In 2023, after the end of its agreement with the IMF, the Government will be forced to increase credits from multilateral organizations, such as the World Bank, the IDB and CAF.
Ecuador has a credit quota of $1.751 billion with multilateral organizations for 2023, and could require more, since by then the agreement with the International Monetary Fund (IMF) will have concluded.
Among the multilaterals that could lend money to Ecuador are the Inter-American Development Bank (IDB) and the Development Bank of Latin America (CAF).
However, Ecuador’s credit quota with the multilaterals in 2023 will be 62% lower than that of 2022 (because of the end of its IMF credit agreement).
The agreement with the IMF, signed in 2020 and renewed in September 2021, for $4.6 billion, ends in December 2022.
But the government has not yet confirmed whether it will ask the IMF for more money.
For the moment, and to compensate for the end of the IMF’s support, Finance Minister Pablo Arosemena has said that he will ask the World Bank, the IDB and the CAF to increase the financing planned for Ecuador in 2023.
A first step is for the financing program that Ecuador has with the Fund to end successfully in December 2022.
This would mean that Ecuador would comply for the first time in its history with the goals and payments to the IMF. The country has had 21 agreements with the IMF since 1961.
According to the minister, meeting the pending goals with the IMF will send a message of confidence to multilateral organizations.
And so, a door is opened for them to increase the loans that Ecuador will need.
The second Finance strategy has been to hold dialogues and face-to-face meetings with representatives of multilateral organizations.
Arosemena already traveled to the United States in July to meet with representatives of other multilaterals.

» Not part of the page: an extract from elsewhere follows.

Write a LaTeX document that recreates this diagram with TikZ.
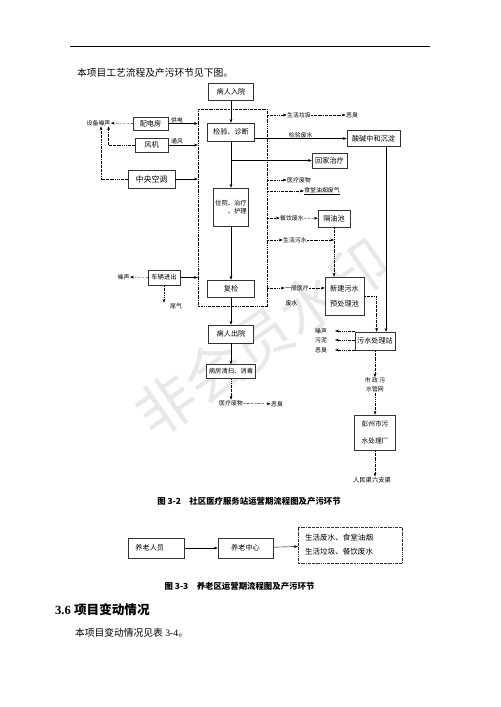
\documentclass[tikz,border=0pt]{standalone}
\usepackage{fontspec}
\setmainfont{Liberation Serif}
\newfontfamily\cjk{Noto Sans CJK SC}
\usetikzlibrary{arrows.meta}

\begin{document}
\begin{tikzpicture}[x=1.19pt, y=-1.19pt,
  proc/.style={draw=black!80, line width=0.6pt, align=center, inner sep=1pt, fill=white, font=\fontsize{8.5}{10}\cjk},
  lbl/.style={inner sep=0.5pt, align=center, font=\fontsize{7}{8.5}\cjk},
  sz/.style 2 args={minimum width=#1*1.19pt, minimum height=#2*1.19pt},
  arr/.style={-{Stealth[length=1.6mm,width=1.2mm]}, line width=0.5pt},
  darr/.style={arr, dash pattern=on 2pt off 1pt on 0.5pt off 1pt},
  zone/.style={draw, line width=0.5pt, dash pattern=on 2pt off 1pt on 0.5pt off 1pt}]
\useasboundingbox (0,0) rectangle (500,707);
\fill[white] (0,0) rectangle (500,707);
% watermark
\node[rotate=35, text=black!9, font=\fontsize{70}{70}\cjk] (wm) at (262,338) {非会员水印};
% page text
\draw[line width=0.8pt] (70,46) -- (430,46);
\node[anchor=west, inner sep=0, font=\fontsize{11.6}{14}\cjk] (intro) at (77,73) {本项目工艺流程及产污环节见下图。};

% main column
\node[zone, sz={69}{197}] (fr) at (232.5,207.5) {};
\node[proc, sz={45}{17}] (ry) at (231,92) {病人入院};
\node[proc, sz={47}{18}] (jy) at (231,132) {检验、诊断};
\node[proc, sz={35}{38}, align=right, font=\fontsize{7.5}{10}\cjk] (zy) at (231,207) {住院、治疗\\、护理};
\node[proc, sz={47}{17}] (fj) at (231,288.5) {复检};
\node[proc, sz={45}{18}] (cy) at (231,334) {病人出院};
\node[proc, sz={49}{14}, font=\fontsize{7.5}{9}\cjk] (qs) at (231,371.5) {病房清扫、消毒};
\node[lbl] (yf) at (231,403) {医疗废物};
\node[lbl] (ec3) at (277,404) {恶臭};
\draw[arr] (ry) -- (jy);
\draw[arr] (jy) -- (zy);
\draw[arr] (zy) -- (fj);
\draw[arr] (fj) -- (cy);
\draw[arr] (cy) -- (qs);
\draw[darr] (qs) -- (yf);
\draw[darr] (yf) -- (ec3);

% left side
\node[lbl] (zs) at (98.5,123) {设备噪声};
\node[proc, sz={35}{13}] (pd) at (150.5,123.5) {配电房};
\node[proc, sz={33}{14}] (fan) at (151.5,145) {风机};
\node[proc, sz={47}{18}, font=\fontsize{9.5}{11}\cjk] (kt) at (151.5,179) {中央空调};
\node[proc, sz={32}{15}, font=\fontsize{7.5}{9}\cjk] (cl) at (164,277.5) {车辆进出};
\node[lbl] (zs2) at (123.5,277) {噪声};
\node[lbl] (wq) at (176,306) {尾气};
\draw[arr] (pd) -- node[lbl, above, pos=0.3] (gd) {供电} (fr.west |- pd);
\draw[arr] (fan) -- node[lbl, above, pos=0.3] (tf) {通风} (fr.west |- fan);
\draw[arr] (kt) -- (fr.west |- kt);
\draw[arr] (cl) -- (fr.west |- cl);
\draw[darr] (pd) -- (zs);
\draw[darr] (fan.west) -| ([xshift=12pt]zs.south);
\draw[darr] (kt.west) -| ([xshift=3pt]zs.south);
\draw[darr] (cl) -- (zs2);
\draw[darr] (cl.south) -- (cl.south |- wq.north);

% right side
\node[lbl] (lj) at (299,115) {生活垃圾};
\node[lbl] (ec1) at (352,115) {恶臭};
\draw[darr] (fr.east |- lj) -- (lj);
\draw[darr] (lj) -- (ec1);
\node[proc, sz={53}{16}] (ph) at (373.5,138.5) {酸碱中和沉淀};
\draw[arr] (jy.east |- ph) -- node[lbl, above] (jf) {检验废水} (ph);
\node[proc, sz={35}{15}] (hj) at (329.5,160.5) {回家治疗};
\draw[arr] (jy.south |- hj) -- (hj);
\node[lbl] (yf1) at (299,180) {医疗废物};
\draw[darr] (fr.east |- yf1) -- (yf1);
\node[lbl] (st) at (322,191) {\underline{食堂油烟废气}};
\draw[darr] (fr.east |- st) -- (st);
\node[lbl] (cs) at (292,218) {餐饮废水};
\node[proc, sz={32}{17}] (gy) at (334,218.5) {隔油池};
\draw[darr] (fr.east |- cs) -- (cs);
\draw[darr] (cs) -- (gy);
\node[lbl] (sw) at (295,240) {生活污水};
\draw[darr] (fr.east |- sw) -- (sw);
\node[proc, sz={39}{38}, font=\fontsize{8.5}{18}\cjk] (xj) at (344.5,296) {新建污水\\预处理池};
\draw[darr] (gy.south) -- (gy.south |- xj.north);
\draw[darr] (sw) -- (sw -| gy.south);
\node[lbl] (yb) at (297,288) {一般医疗};
\node[lbl, anchor=west] (yb2) at (285,303) {废水};
\draw[darr] (fr.east |- yb) -- (yb);
\draw[darr] (yb) -- (xj.west |- yb);

% sewage station
\node[proc, sz={40}{18}] (wc) at (375,341) {污水处理站};
\coordinate (sx) at (386,0);
\draw[arr] (ph.south -| sx) -- (wc.north -| sx);
\draw[darr] (xj.east) -| ([xshift=2pt]wc.north);
\node[lbl] (zs3) at (321,331) {噪声};
\node[lbl] (wn) at (321,340) {污泥};
\node[lbl] (ec2) at (321,350) {恶臭};
\draw[darr] (wc.west |- zs3) -- ([xshift=9pt]zs3.east);
\draw[darr] (wc.west |- wn) -- ([xshift=9pt]wn.east);
\draw[darr] (wc.west |- ec2) -- ([xshift=9pt]ec2.east);
\node[lbl, font=\fontsize{7}{11}\cjk] (gw) at (375,385) {市\ 政\ 污\\水管网};
\draw[darr] (wc) -- (gw);
\node[proc, sz={41}{35}, font=\fontsize{8}{20}\cjk] (pz) at (375,432.5) {彭州市污\\水处理厂};
\draw[darr] (gw) -- (pz);
\node[lbl, font=\fontsize{7.5}{9}\cjk] (rm) at (372,480) {人民渠六支渠};
\draw[darr] (pz.south) -- (pz.south |- rm.north);

\node[font=\fontsize{10}{12}\cjk\bfseries] (cap1) at (249,501) {图 3-2\quad 社区医疗服务站运营期流程图及产污环节};

% elderly care
\node[proc, text width=50pt, inner xsep=8.5pt, align=left, minimum height=20*1.19pt] (yl) at (156.5,548) {养老人员};
\node[proc, sz={55}{20}] (yz) at (245.5,548) {养老中心};
\node[proc, zone, text width=107pt, inner xsep=8.3pt, align=left, minimum height=36*1.19pt, font=\fontsize{9}{16.7}\cjk] (wr) at (350,545) {生活废水、食堂油烟\\生活垃圾、餐饮废水};
\draw[arr] (yl) -- (yz);
\draw[arr] (yz) -- (wr);
\node[font=\fontsize{10}{12}\cjk\bfseries] (cap2) at (239.5,586) {图 3-3\quad 养老区运营期流程图及产污环节};

\node[anchor=west, inner sep=0, font=\fontsize{15}{18}\bfseries] (sec) at (55,610) {3.6 {\cjk 项目变动情况}};
\node[anchor=west, inner sep=0, font=\fontsize{11.6}{14}\selectfont] (txt2) at (75,633) {{\cjk 本项目变动情况见表} 3-4{\cjk 。}};
\end{tikzpicture}
\end{document}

And he is currently planning a trip to Washington.
What will happen to the Fund?
Ecuador’s debt with the IMF totaled $6.0 billion thru the first half of 2022.
Former Finance Minister Mauricio Pozo, says that the government will need a new agreement with the IMF in 2023, even if it manages to obtain more resources from other multilaterals.
He believes the State will not be able to issue foreign debt bonds in 2023, because after the increase in the country risk indicator, it would have to pay interest rates that are too high.
Ecuador’s Country Risk closed at 1,543 points on September 8th, which means that if Ecuador were to issue bonds now it would have to pay an interest rate of 18% per year.
In the latest IMF report on Ecuador, the agency projected that the country could issue $1.5 billion in bonds in 2023.
Pozo explains that the recent visit of the IMF mission is a sign of the organization’s interest in continuing to work with Ecuador.
But the challenge in the dialogues with the Fund, adds Pozo, will be to agree on goals of structural reforms that manage to break the legislative blockade in the National Assembly.
Another issue on which it will be a challenge to reach agreements is the targeting of fuel subsidies, he adds.
Ecuador ‘s debt with multilateral organizations doubled between 2019 and 2022. Multilateral loans totaled $9.48 billion as of December 2019, and by the first half of 2022 they already amounted to $21.91 billion.